Healthy Ways To Stay Active On Campus

By Brittany Fleck, USC Student, Be Well Blogger

Our campus is not just beautiful; it is useful and conducive for a healthy lifestyle. Though we don’t have hills to run up and down, there is a plethora of ways to workout by staying inside the USC bubble.

For those of you who are runners out there, I have two favorite running trails in the USC area. If you aren’t trying to run into your philosophy professor or that boy from last weekend, the Staples center run is a good option. Measuring 1.7 miles from my home at Troy Hall, this run is one that always leaves me feeling rejuvenated and empowered. Take Fig the entire way. Not only will you get a great taste of life surrounding campus, but you may get winked and or whistled at by a handful of middle aged men. Granted, I have never really felt unsafe while doing this run, but taking a running buddy with you is always a good idea. Running there and home is a little over 3 miles and a very great way to start your day off.

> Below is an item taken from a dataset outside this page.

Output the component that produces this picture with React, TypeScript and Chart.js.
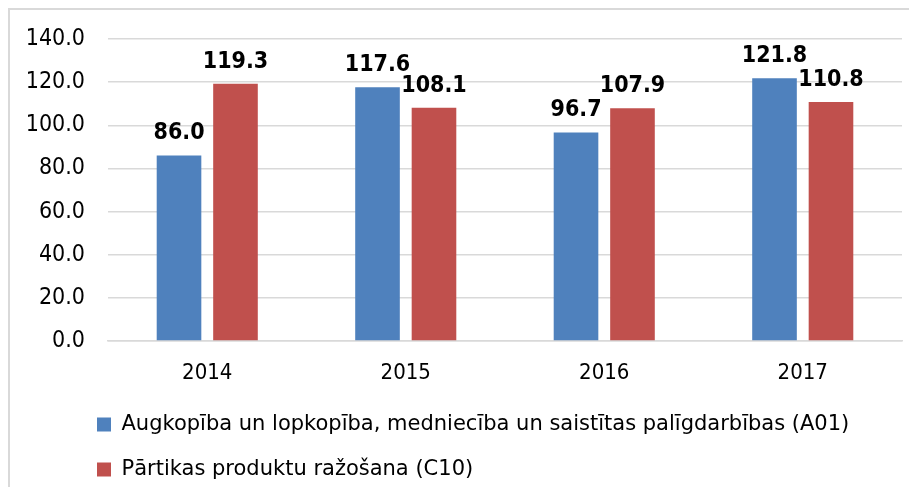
import React, { useEffect, useRef } from "react";
import { Chart, registerables } from "chart.js";

Chart.register(...registerables);

const categories = ["2014", "2015", "2016", "2017"];
const seriesNames = [
  "Augkopība un lopkopība, medniecība un saistītas palīgdarbības (A01)",
  "Pārtikas produktu ražošana (C10)",
];
const seriesA01 = [86.0, 117.6, 96.7, 121.8];
const seriesC10 = [119.3, 108.1, 107.9, 110.8];
const yTicks = { min: 0, max: 140, step: 20 };

const FONT_C = "'DejaVu Sans Condensed', 'DejaVu Sans', sans-serif";
const FONT_N = "'DejaVu Sans', sans-serif";
const CANVAS_H = 477;
const CANVAS_W = 899;
const LEGEND_BOX_X = 87;
const LEGEND_H = 97;
const X_AXIS_H = 49;
const Y_AXIS_W = 81;

const dataLabels = {
  id: "dataLabels",
  afterDatasetsDraw(chart: any) {
    const ctx = chart.ctx;
    ctx.save();
    ctx.font = `bold 23px ${FONT_C}`;
    ctx.fillStyle = "#000";
    ctx.textAlign = "center";
    ctx.textBaseline = "alphabetic";
    chart.data.datasets.forEach((ds: any, i: number) => {
      const meta = chart.getDatasetMeta(i);
      meta.data.forEach((el: any, j: number) => {
        ctx.fillText(Number(ds.data[j]).toFixed(1), el.x, el.y - 16);
      });
    });
    ctx.restore();
  },
};

const legendShift = {
  id: "legendShift",
  afterLayout(chart: any) {
    const lg = chart.legend;
    if (!lg) return;
    const pad = lg.options.labels.padding;
    const dx = LEGEND_BOX_X - (lg.left + pad);
    lg.left += dx;
    lg.right += dx;
  },
};

export default function App() {
  const ref = useRef<HTMLCanvasElement>(null);
  useEffect(() => {
    if (!ref.current) return;
    const chart = new Chart(ref.current, {
      type: "bar",
      data: {
        labels: categories,
        datasets: [
          { label: seriesNames[0], data: seriesA01, backgroundColor: "#4f81bd", borderWidth: 0 },
          { label: seriesNames[1], data: seriesC10, backgroundColor: "#c0504d", borderWidth: 0 },
        ],
      },
      options: {
        animation: false,
        responsive: true,
        maintainAspectRatio: false,
        layout: { padding: { top: 29, left: 17, right: 7, bottom: 0 } },
        datasets: { bar: { categoryPercentage: 0.569, barPercentage: 0.79 } },
        scales: {
          x: {
            grid: { display: false, drawTicks: false },
            border: { display: true, color: "#d9d9d9", width: 1.5 },
            ticks: { color: "#000", padding: 18.8, font: { family: FONT_C, size: 22, lineHeight: 1.2 } },
            afterFit: (s: any) => {
              s.height = X_AXIS_H;
              s.paddingLeft = 0;
              s.paddingRight = 0;
            },
          },
          y: {
            min: yTicks.min,
            max: yTicks.max,
            grid: { color: "#d9d9d9", lineWidth: 1.5, drawTicks: false },
            border: { display: false },
            ticks: {
              stepSize: yTicks.step,
              color: "#000",
              padding: 23,
              font: { family: FONT_C, size: 23 },
              callback: (v: any) => Number(v).toFixed(1),
            },
            afterFit: (s: any) => {
              s.width = Y_AXIS_W;
              s.paddingTop = 0;
              s.paddingBottom = 0;
            },
          },
        },
        plugins: {
          tooltip: { enabled: false },
          legend: {
            position: "bottom",
            align: "start",
            maxHeight: LEGEND_H,
            labels: {
              boxWidth: 14,
              boxHeight: 14,
              padding: 24,
              color: "#000",
              font: { family: FONT_N, size: 21 },
            },
          },
        },
      },
      plugins: [dataLabels, legendShift],
    });
    return () => chart.destroy();
  }, []);
  return (
    <div style={{ overflow: "hidden", height: CANVAS_H + 2 }}>
      <div
        style={{
          borderLeft: "2px solid #d9d9d9",
          borderTop: "2px solid #d9d9d9",
          width: CANVAS_W + 60,
          height: CANVAS_H,
        }}
      >
        <div style={{ position: "relative", width: CANVAS_W, height: CANVAS_H }}>
          <canvas ref={ref} />
        </div>
      </div>
    </div>
  );
}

Another running trail I love is the classic campus loop. I am not a huge fan of track running, so doing the campus loop is a great way to be able to track your progress in terms of looping from start to stop, but it also is a change of environment. What makes running on the track so frustrating for me is that you continually see the same thing. The campus loop is 2.2 miles with a changing view! Do it one direction, and then change your direction to go the other way if you are looking to try a longer run.

For those of you who are not running gurus, the track has a great grassy area around it that is perfect for personal workouts. Download the NIKE Training Club App for endless exercises that focus on target muscles like abs, legs, butt and arms. FitStar is another great one. Free as well, it acts similarly to a personal trainer coach, adapting its exercise routines to match your physical capability, so the workouts are challenging without being too difficult. MapMyRun is also great for runners to track their runs and also follow other people’s runs.

The track also has stairs on the side of it that you can use to run up and down. Make your sprints range from hard to easy by starting with 30 steps slow, medium and then fast. Don’t just run up and down the stairs, but try hopping or switching from one foot to the other. Running up stairs brings even more benefits because the body is constantly being lifted upward with each step; it engages more leg muscles than running and even improves your vertical jump.

In addition to the stairs, the track has some great new bar equipment to work on pull-ups and increase maximum arm strength…also who doesn’t love playing on monkey bars?! Staying fit is easier than ever!